The Real Paul Ryan
He fails to answer the $5 trillion question on taxes
“Can you declare anything off-limits?” Martha Raddatz, the moderator of last week’s vice presidential debate, asked Republican vice presidential nominee Paul Ryan.
The question about which middle-class tax breaks Ryan would preserve
seemed to stump the Janesville congressman, even though he chairs the House
Budget Committee and is known as a serious numbers wonk.
Ryan didn’t offer details because the budget blueprints he and his
running mate, Mitt Romney, have created simply don’t add up—unless the middle
class loses almost 60% of the tax breaks that have a major impact on their
household budget.
These tax breaks help families pay for child care, college tuition,
home mortgages and more.
Romney and Ryan say that they want to lower everyone’s tax rates by
20%, reduce the corporate tax rates by 40%, and eliminate enough tax loopholes
to make up the $5 trillion tax hole they’re putting on the table.
Romney and Ryan haven’t specified which loopholes they’d close to
“broaden the base,” as they put it.
In the debate, Raddatz provided Ryan an opportunity to be specific
about which tax breaks he and Romney would preserve or eliminate, but Ryan
stammered that he wanted to fill in the details with Congress after the
election. After Vice President Joe Biden got a good chuckle out of that, Ryan
then made a weak pledge that he and Romney would reduce tax breaks for
high-income earners.
But Ryan’s promises don’t pan out in the real world.
And they will have a real impact on Wisconsin’s middle-class families.
A Tax Hike for the Middle Class
The Romney-Ryan plan would extend the Bush tax cuts for
everyone—including high-income earners—and add even more tax cuts to the mix.
The tax breaks the Republican ticket is offering would primarily
benefit the wealthy, such as reducing the corporate income tax rates, ending
taxation of profits earned overseas through offshoring, permanently ending the
estate tax, and preserving tax loopholes that favor hedge fund managers and
other Wall Street millionaires.
The Romney-Ryan plan would offer $1.9 trillion in new tax cuts to the
richest 1% over the next 10 years, according to calculations by the Center for
American Progress.
Since these Romney-Ryan high-income tax breaks would be “off-limits,”
as Raddatz put it, and Romney and Ryan have promised to increase defense
spending, they can only balance their budget by slashing tax breaks that help
the middle class.
The Tax Policy Center—headed by George W. Bush’s former economic
adviser Donald Marron—found that tax breaks for middle- and low-income families
would have to be cut by 58% to pay for the tax hole created by Romney and
Ryan’s plan.
Romney and Ryan promise to cut everyone’s taxes by 20%, which would disproportionately
benefit the very wealthy. And, in reality, families who earn less than $200,000
would likely have to pay $2,000 more in taxes to pay for the tax hole created
by giving these increased tax breaks to the top 1%.

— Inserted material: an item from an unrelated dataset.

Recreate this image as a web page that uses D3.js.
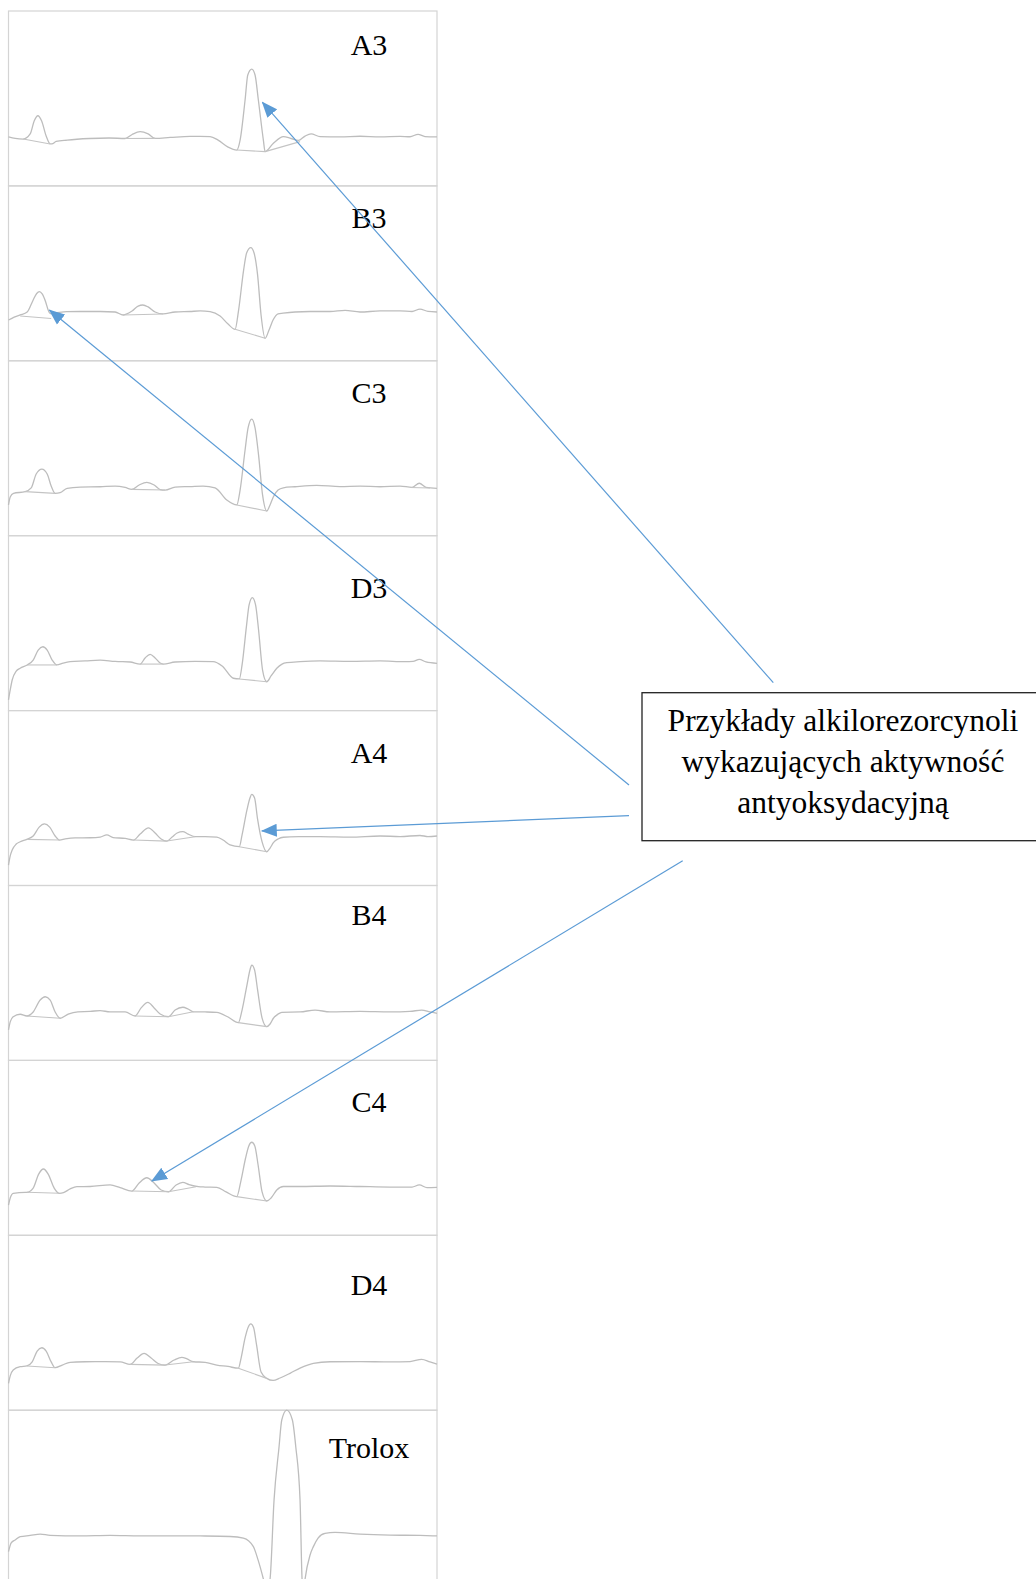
<!DOCTYPE html>
<html>
<head>
<meta charset="utf-8">
<script src="https://cdn.jsdelivr.net/npm/d3@7"></script>
<style>
  body { margin: 0; background: #fff; }
  text { font-family: "Liberation Serif", "Times New Roman", serif; }
</style>
</head>
<body>
<div id="chart"></div>
<script>
// sample names, top to bottom
var panels = ["A3", "B3", "C3", "D3", "A4", "B4", "C4", "D4", "Trolox"];

// traces: [run time (% of run), signal (% of panel scale)]
var traceA3 = [[0,28.1],[1.56,27.2],[3.43,26.8],[5.06,29.7],[5.99,37.1],[6.86,40.1],[7.74,37.1],[8.79,28.5],[9.73,24.0],[10.12,24.0],[11.13,25.4],[13.69,26.2],[18.9,27.1],[23.5,27.4],[27.22,27.1],[28.85,29.4],[30.72,31.0],[32.59,29.7],[34.22,27.2],[37.72,27.7],[42.38,28.3],[47.05,28.2],[48.91,26.2],[51.24,22.2],[53.27,20.5],[54.05,26.2],[55.21,49.1],[55.84,63.4],[56.77,66.8],[57.54,63.4],[58.31,49.1],[59.48,26.2],[59.88,19.6],[61.82,24.4],[64.15,28.2],[65.94,27.1],[67.65,26.0],[69.21,28.5],[70.61,29.7],[72.71,28.2],[77.37,28.0],[82.04,28.4],[86.7,28.0],[91.37,28.3],[93.7,28.1],[95.57,29.5],[97.2,28.2],[100,28.0]];
var traceB3 = [[0,23.3],[1.33,25.0],[2.73,26.2],[4.36,27.9],[5.76,34.8],[6.58,38.5],[7.23,39.5],[7.86,38.2],[8.68,33.6],[9.26,29.0],[9.73,27.0],[10.89,27.3],[13.62,28.1],[16.73,28.2],[21.39,28.2],[24.89,27.9],[26.76,26.2],[28.85,28.5],[30.25,31.3],[31.35,31.9],[32.59,30.8],[34.22,27.9],[36.09,26.8],[38.88,27.9],[42.38,28.2],[44.72,28.5],[47.05,28.1],[49.38,25.6],[51.24,21.0],[52.88,18.0],[53.7,29.0],[54.87,51.9],[55.57,61.6],[56.54,64.7],[57.31,61.6],[58.13,49.1],[58.94,26.2],[59.88,12.9],[60.8,17.6],[61.74,23.3],[62.91,26.8],[64.08,27.2],[66.87,27.9],[70.37,28.2],[75.04,28.2],[78.54,28.8],[82.04,27.9],[86.7,28.5],[91.37,28.5],[94.17,28.2],[96.03,29.6],[97.9,28.2],[100,27.9]];
var traceC3 = [[0,17.6],[0.4,22.1],[1.17,24.2],[3.9,25.2],[5.3,27.3],[6.46,35.3],[7.79,38.1],[9.03,35.3],[9.96,28.4],[10.89,24.2],[12.06,24.6],[13.69,27.1],[16.73,27.8],[21.39,28.0],[24.89,28.4],[27.22,27.6],[28.78,26.5],[30.49,29.0],[32.28,30.5],[33.99,29.0],[35.39,26.4],[36.55,26.1],[38.88,27.8],[42.38,28.1],[45.42,28.4],[48.21,27.3],[50.94,20.4],[53.27,17.6],[54.05,26.1],[55.21,49.0],[55.91,61.6],[56.77,66.7],[57.54,61.6],[58.36,46.1],[59.29,23.3],[60.27,14.1],[61.04,17.6],[61.82,22.3],[62.91,26.1],[64.15,27.4],[66.87,28.0],[71.93,28.8],[77.37,28.1],[82.04,28.4],[86.7,28.0],[91.37,28.4],[94.17,27.6],[95.87,30.0],[97.43,27.6],[100,27.1]];
var traceD3 = [[0,6.1],[0.4,11.8],[0.86,17.5],[1.8,22.6],[2.73,24.2],[4.36,26.1],[5.76,28.9],[6.93,34.6],[8.02,36.5],[9.03,34.6],[10.19,28.9],[11.29,26.1],[12.76,27.2],[14.39,28.0],[17.89,28.4],[21.39,28.9],[24.89,28.1],[28.39,27.8],[30.72,26.6],[31.88,30.1],[33.05,32.2],[34.22,30.1],[35.39,27.2],[36.16,26.6],[38.88,27.8],[43.55,28.1],[47.75,28.0],[49.85,25.5],[52.48,18.5],[53.87,18.1],[54.51,26.1],[55.56,48.9],[56.15,60.4],[56.91,64.6],[57.66,60.4],[58.36,46.1],[59.29,23.2],[60.27,16.5],[61.27,19.8],[62.61,24.2],[63.84,26.6],[64.94,27.4],[68.04,28.0],[72.71,28.4],[79.71,28.1],[86.7,28.4],[92.54,28.0],[94.4,28.1],[95.87,29.3],[97.43,27.8],[100,27.0]];
var traceA4 = [[0,11.7],[0.4,16.9],[0.86,20.3],[1.8,23.7],[2.73,25.0],[4.29,26.4],[5.76,28.3],[7.16,33.4],[8.4,35.2],[9.61,33.4],[10.89,28.3],[11.9,26.0],[13.23,26.6],[15.56,27.2],[19.06,27.3],[21.39,27.7],[22.95,28.9],[24.42,27.4],[27.22,26.9],[29.16,26.0],[30.72,29.4],[32.66,33.0],[34.22,30.0],[35.62,26.6],[36.95,25.4],[38.19,27.7],[39.35,30.0],[40.68,30.8],[41.92,29.4],[43.55,27.9],[45.88,28.0],[48.61,27.7],[50.08,26.0],[51.71,23.2],[53.87,22.2],[54.51,28.9],[55.65,43.2],[56.35,50.0],[56.77,52.1],[57.43,50.0],[58.13,37.9],[59.18,24.9],[60.27,19.3],[61.04,21.4],[61.82,24.5],[62.91,26.6],[64.15,27.6],[68.04,27.9],[72.71,28.0],[79.71,27.7],[86.7,28.3],[91.37,28.0],[96.03,28.6],[97.9,28.0],[100,28.3]];
var traceB4 = [[0,17.4],[0.4,22.0],[1.1,25.0],[2.73,26.4],[4.29,25.4],[5.76,27.7],[7.39,34.5],[8.56,36.4],[9.73,34.5],[10.89,27.7],[12.06,24.1],[13.93,26.5],[16.19,27.8],[19.06,28.0],[21.39,28.5],[23.72,27.7],[27.22,27.7],[29.55,25.4],[30.95,30.0],[32.52,33.2],[33.99,30.0],[35.39,26.5],[37.32,25.0],[38.88,28.8],[40.68,30.4],[41.92,29.4],[43.15,27.8],[45.88,27.7],[48.61,27.4],[51.24,24.8],[53.64,21.6],[54.51,28.8],[55.65,43.1],[56.35,51.7],[56.77,54.5],[57.43,51.7],[58.13,40.3],[59.18,24.2],[60.27,19.3],[61.04,20.8],[61.82,24.1],[62.91,26.5],[63.77,27.5],[68.04,27.7],[71.54,28.8],[75.04,27.7],[82.04,28.0],[89.03,27.7],[93.7,28.0],[96.43,28.8],[98.37,27.7],[100,26.9]];
var traceC4 = [[0,17.3],[0.4,21.3],[1.1,24.0],[3.9,24.6],[4.29,24.6],[5.76,27.0],[7.04,35.0],[8.16,37.9],[9.26,35.0],[10.66,27.0],[11.9,24.0],[12.83,24.4],[14.39,26.5],[15.96,27.8],[19.06,27.9],[23.72,28.8],[26.06,27.3],[28.78,25.3],[30.49,29.9],[32.28,32.9],[33.99,29.9],[35.62,25.9],[37.32,24.9],[39.12,28.8],[40.68,30.3],[42.15,29.0],[44.32,27.8],[45.88,27.6],[48.61,27.4],[50.78,24.8],[53.27,22.1],[54.28,31.6],[55.33,44.2],[56.08,51.1],[56.77,53.2],[57.48,51.1],[58.25,40.2],[59.18,24.8],[60.27,19.6],[61.27,21.3],[62.61,25.9],[64.15,27.9],[68.04,27.9],[75.04,28.2],[82.04,27.9],[89.03,27.6],[94.17,27.6],[95.87,28.8],[97.66,27.3],[100,27.4]];
var traceD4 = [[0,15.4],[0.4,19.6],[1.1,23.0],[2.73,24.9],[4.29,25.3],[5.53,27.6],[6.69,33.8],[7.79,35.7],[8.79,33.8],[9.96,27.6],[10.89,24.3],[12.53,25.8],[14.39,27.4],[17.89,27.7],[22.56,27.8],[26.06,27.6],[28.39,26.2],[30.02,29.8],[31.65,32.5],[33.29,29.8],[34.92,26.7],[36.55,25.8],[38.65,28.7],[40.45,30.2],[41.68,29.3],[43.15,27.7],[45.88,27.4],[48.61,25.8],[51.24,25.0],[53.64,24.0],[54.28,29.8],[55.21,41.3],[55.91,47.3],[56.54,49.3],[57.19,47.3],[57.89,37.3],[58.94,21.8],[60.27,18.2],[61.74,17.0],[63.38,18.4],[65.71,21.1],[68.04,24.1],[71.15,26.8],[75.04,27.7],[82.04,27.8],[89.03,27.6],[93.7,27.8],[96.43,29.1],[98.37,27.6],[100,26.4]];
var traceTrolox = [[0,19.1],[0.63,24.1],[1.56,25.8],[2.73,27.7],[5.06,28.4],[7.39,29.2],[9.73,28.4],[16.73,28.1],[23.72,28.4],[30.72,28.1],[37.72,28.2],[44.72,28.1],[51.71,27.8],[54.82,26.9],[57.15,22.0],[58.24,14.4],[59.48,3.5],[60.23,-4.0],[61.04,3.5],[61.97,48.6],[63.14,79.1],[63.77,94.4],[64.94,100],[66.25,94.4],[67.04,79.1],[68.04,48.6],[68.51,3.5],[68.86,-4.0],[69.21,3.5],[70.38,17.2],[71.15,22.0],[72.24,26.9],[73.87,29.6],[76.21,30.1],[82.04,29.2],[89.03,28.6],[96.03,28.4],[100,28.1]];

// integration baselines drawn under the peaks
var baseA3 = [[[3.43,26.8],[9.73,24.0]], [[27.22,27.1],[34.22,27.2]], [[53.27,20.5],[59.88,19.6]], [[59.88,19.6],[68.04,25.3]]];
var baseB3 = [[[2.73,25.6],[9.96,24.2]], [[26.76,26.2],[36.09,26.8]], [[52.88,18.0],[59.88,12.9]]];
var baseC3 = [[[3.9,25.2],[10.89,24.2]], [[28.78,26.5],[36.55,26.1]], [[53.27,17.6],[60.27,14.1]], [[93.7,27.6],[98.37,27.3]]];
var baseD3 = [[[4.36,26.1],[11.29,26.1]], [[30.72,26.6],[36.16,26.6]], [[53.87,18.1],[60.27,16.5]]];
var baseA4 = [[[4.29,26.4],[11.9,26.0]], [[29.16,26.0],[36.95,25.4]], [[36.95,25.4],[43.55,27.9]], [[53.87,22.2],[60.27,19.3]]];
var baseB4 = [[[4.29,25.4],[12.06,24.1]], [[29.55,25.4],[37.32,25.0]], [[37.32,25.0],[43.15,27.8]], [[53.64,21.6],[60.27,19.3]]];
var baseC4 = [[[4.29,24.6],[11.9,24.0]], [[28.78,25.3],[37.32,24.9]], [[37.32,24.9],[43.78,27.8]], [[53.27,22.1],[60.27,19.6]]];
var baseD4 = [[[4.29,25.3],[10.89,24.3]], [[28.39,26.2],[36.55,25.8]], [[36.55,25.8],[43.15,27.7]], [[53.64,24.0],[60.27,18.2]]];
var baseTrolox = [];

var traces = [traceA3, traceB3, traceC3, traceD3, traceA4, traceB4, traceC4, traceD4, traceTrolox];
var baselines = [baseA3, baseB3, baseC3, baseD3, baseA4, baseB4, baseC4, baseD4, baseTrolox];

// annotation
var noteLines = ["Przykłady alkilorezorcynoli", "wykazujących aktywność", "antyoksydacyjną"];
var noteTargets = [
  { panel: "A3", t: 59.25, v: 47.8 },
  { panel: "B3", t: 9.56, v: 29.0 },
  { panel: "A4", t: 59.11, v: 31.2 },
  { panel: "C4", t: 33.45, v: 31.0 }
];

// layout
var width = 1036, height = 1579;
var plotLeft = 8.5, plotRight = 437, plotTop = 11, panelH = 174.9;
var labelX = 369;
var labelDy = [44, 41.8, 42.5, 62.6, 52, 39.5, 51.3, 59.7, 48.1];
var box = { x: 642, y: 692.7, w: 410, h: 148 };
var noteX = 843;
var arrowFrom = [[773.3, 682.7], [629, 785], [629, 815.7], [682.7, 860.7]];

var x = d3.scaleLinear().domain([0, 100]).range([plotLeft, plotRight]);
var band = d3.scaleBand().domain(panels).range([plotTop, plotTop + panelH * panels.length]);
var y = d3.scaleLinear().domain([0, 100]).range([panelH, 0]);

var svg = d3.select('#chart')
  .append('svg')
  .attr('width', width)
  .attr('height', height);

var line = d3.line()
  .x(function(d) { return x(d[0]); })
  .y(function(d) { return y(d[1]); })
  .curve(d3.curveMonotoneX);

// one group per sample
var panel = svg.selectAll('.panel')
  .data(panels)
  .enter()
  .append('g')
  .attr('class', 'panel')
  .attr('transform', function(d) { return 'translate(0,' + band(d) + ')'; });

panel.append('rect')
  .attr('x', plotLeft)
  .attr('y', 0)
  .attr('width', plotRight - plotLeft)
  .attr('height', band.bandwidth())
  .attr('fill', 'none')
  .attr('stroke', '#d4d4d4')
  .attr('stroke-width', 1.2);

panel.append('path')
  .attr('d', function(d, i) { return line(traces[i]); })
  .attr('fill', 'none')
  .attr('stroke', '#bdbdbd')
  .attr('stroke-width', 1.3);

panel.each(function(d, i) {
  d3.select(this).selectAll('.base')
    .data(baselines[i])
    .enter()
    .append('line')
    .attr('class', 'base')
    .attr('x1', function(s) { return x(s[0][0]); })
    .attr('y1', function(s) { return y(s[0][1]); })
    .attr('x2', function(s) { return x(s[1][0]); })
    .attr('y2', function(s) { return y(s[1][1]); })
    .attr('stroke', '#c4c4c4')
    .attr('stroke-width', 1.1);
});

panel.append('text')
  .attr('x', labelX)
  .attr('y', function(d, i) { return labelDy[i]; })
  .attr('text-anchor', 'middle')
  .attr('font-size', 30)
  .attr('fill', '#000')
  .text(function(d) { return d; });

// note box
svg.append('rect')
  .attr('x', box.x)
  .attr('y', box.y)
  .attr('width', box.w)
  .attr('height', box.h)
  .attr('fill', '#fff')
  .attr('stroke', '#222')
  .attr('stroke-width', 1.3);

svg.append('text')
  .attr('x', noteX)
  .attr('y', box.y + 38)
  .attr('text-anchor', 'middle')
  .attr('font-size', 31.5)
  .attr('fill', '#000')
  .selectAll('tspan')
  .data(noteLines)
  .enter()
  .append('tspan')
  .attr('x', noteX)
  .attr('dy', function(d, i) { return i === 0 ? 0 : 41; })
  .text(function(d) { return d; });

// arrows
svg.append('defs').append('marker')
  .attr('id', 'head')
  .attr('markerUnits', 'userSpaceOnUse')
  .attr('viewBox', '0 -7 16 14')
  .attr('refX', 15)
  .attr('refY', 0)
  .attr('markerWidth', 16)
  .attr('markerHeight', 14)
  .attr('orient', 'auto')
  .append('path')
  .attr('d', 'M0,-6.5L16,0L0,6.5Z')
  .attr('fill', '#5b9bd5');

svg.selectAll('.arrow')
  .data(noteTargets)
  .enter()
  .append('line')
  .attr('class', 'arrow')
  .attr('x1', function(d, i) { return arrowFrom[i][0]; })
  .attr('y1', function(d, i) { return arrowFrom[i][1]; })
  .attr('x2', function(d) { return x(d.t); })
  .attr('y2', function(d) { return band(d.panel) + y(d.v); })
  .attr('stroke', '#5b9bd5')
  .attr('stroke-width', 1.2)
  .attr('marker-end', 'url(#head)');
</script>
</body>
</html>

How Will Romney-Ryan Plan Affect Wisconsin Families?
Although Romney and Ryan have failed to fill in the details, the Center
for American Progress did, and it identified which middle-class tax breaks
could be affected if the 58% reduction were to kick in:
n Taxes on employer-sponsored
health insurance: Insurance obtained through one’s employer is currently
not taxed. But if 58% of this exemption were to be done away with, 3.1 million
Wisconsin families would pay an additional $1,300 to $2,100 in taxes annually.
n Mortgage interest deduction:
Approximately 761,000 Wisconsin families would lose an average of $1,066 from
this deduction.
n State and local tax
deductions:
Currently, about 946,000 middle-class Wisconsinites deduct their state and
local taxes from their federal taxes. But if Romney and Ryan cut this deduction
by 58%, these folks would have to pay $670 more to the federal government.
n Child tax credit: More than 460,000
middle-class Wisconsin families currently utilize this deduction. But a 58% cut
equals a $580 tax hike for each child.
n Child care tax credit: About 99,000 families in
Wisconsin would have to pay an additional $318 per child if this tax credit
were to be reduced by 58%.
n Earned income tax credit
and child tax credit: Romney and Ryan propose to roll back Obama’s additions to these tax
credits. That means 155,000 families in the state—with 320,000 children—would
have to pay an additional $898 in federal taxes.
n Obama’s American
Opportunity Tax Credit: Romney and Ryan want to eliminate this tax credit, which helps
families and students pay their college tuition. That translates into a $2,100
loss for 159,000 Wisconsin individuals.
Although the average Wisconsinite would pay more taxes, Romney and Ryan
would give the 3,400 millionaires in the state an additional $87,000 in tax
breaks, the Center for American Progress found.
No wonder why Ryan didn’t want to discuss the details of his plan.